На шум мотора из дверей брандвахты показались люди. Фигуры в высоких рыбацких сапогах вырастали перед нами, и я уже различал среди встречающих девушку,

а минутой позже мог рассмотреть ее обветренное загорелое лицо; глаза щурились от солнца, губы дрожали от сдерживаемой улыбки. Девушка эта, как я догадался, и была Олей Журавлевой. Всю предыдущую неделю я провел среди ученых, съехавшихся в Астрахань на выездную сессию нескольких отделений АН СССР. Острая, и, увы, более чем обоснованная тревога за судьбу Волги сквозила в их внешне сухих и бесстрастных сообщениях. С каждым годом возрастает то, что экологи называют «антропогенным воздействием». Около трети населения страны, заметил в своем выступлении академик Л. М. Бреховских, проживает в бассейне Волги. Ее водой пользуются бесчисленные города, поселки, села, фабрики и заводы, фермы и гигантские площади орошаемых полей. Естественно, что это не может не сказаться на здоровье реки. И как одну из первоочередных задач ученые назвали задачу — обеспечить на Волге приоритет интересов именно рыбного хозяйства.

Ихтиофауна Волги во многом уникальна. Здесь живут осетры, белуги, стерлядь и севрюга. А ведь природа жестко ограничила на земном шаре и количество мест, где может водиться эта рыба, и возможные размеры их стада.
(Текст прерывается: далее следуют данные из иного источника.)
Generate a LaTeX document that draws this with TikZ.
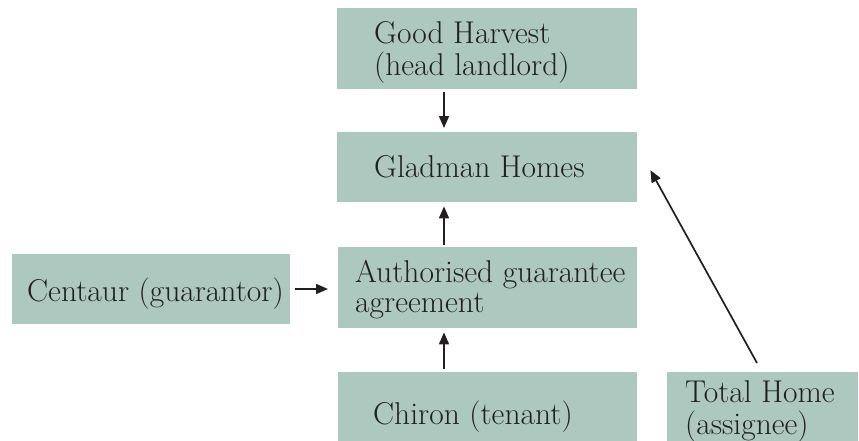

Численность осетров и, скажем, трески или сельди попросту несопоставима, как несопоставимо хранящееся в земле количество, допустим, угля и алмазов, хотя они и имеют явное химическое родство. Желание разобраться на месте в том, как чувствует себя волжская рыба сегодня, и привело меня в Центральный научно-исследовательский институт осетрового хозяйства к заведующей лабораторией запасов и регулирования лова осетровых Раисе Павловне Ходоревской, а она повезла меня на тоню, к ихтиологу Ольге Журавлевой.

И вот, последний раз кашлянув, глохнет мотор, катер наш сразу оседает, и его мягко подхватывает волна. Внезапная, как будто ее включили, тишина наполнена плеском воды, свистом ветра в кустарнике и травах близкого берега.

— Ну что, принимаете гостей? — спрашивает Раиса Павловна, сидящая рядом с мотористом, и уже по голосу ее чувствуется, что вопрос чисто риторический, что знает, видит — ее приезду рады.— Оля, я не одна. Знакомьтесь.

Я ловлю на себе короткий внимательный взгляд, в нем ни настороженности, ни смущения. Похоже, здесь действительно рады свежему человеку.

В просторной комнате, служившей, видимо, столовой: длинный стол, в стене — окно на кухню, собрались все постоянные жители брандвахты. Их, кроме Оли Журавлевой, оказалось трое.

Шкипер Александр Колпаков, или просто Саша. Его гулкий несмолкающий голос, которым он, видимо, привык перекрывать и грохот мотора, и шум волны, наполнял комнату. Жена Саши, повар Надя, смешливая молодая женщина, то возникающая в комнате, то исчезающая в кухне, даже оттуда, в квадратное окошко, успевает вставлять реплики в гудение Сашиного голоса.

Четвертый член коллектива — Ваня Кудрявцев, студент рыбного института,— сидит молча и, снисходительно улыбаясь, ждет своей очереди вступить в разговор. Мимо села, в котором вырос Ваня, мы проплывали часа полтора назад; рыба, речные промыслы его стихия, и здесь, на тоне, Ваня чувствует себя отнюдь не практикантом.

Меня потянуло глянуть на реку, и я вышел из комнаты. В дальнем конце коридора ярко светился прямоугольник открытой двери. Там оказалась еще одна площадка, более просторная, чем та, к которой мы приставали. Стоит стол, скамья, ведра. На стене вязка рыбьих косточек, вывешенных так, как вывешивают нанизанные для просушки грибы. По желтым каплям жира на косточках ползали осы.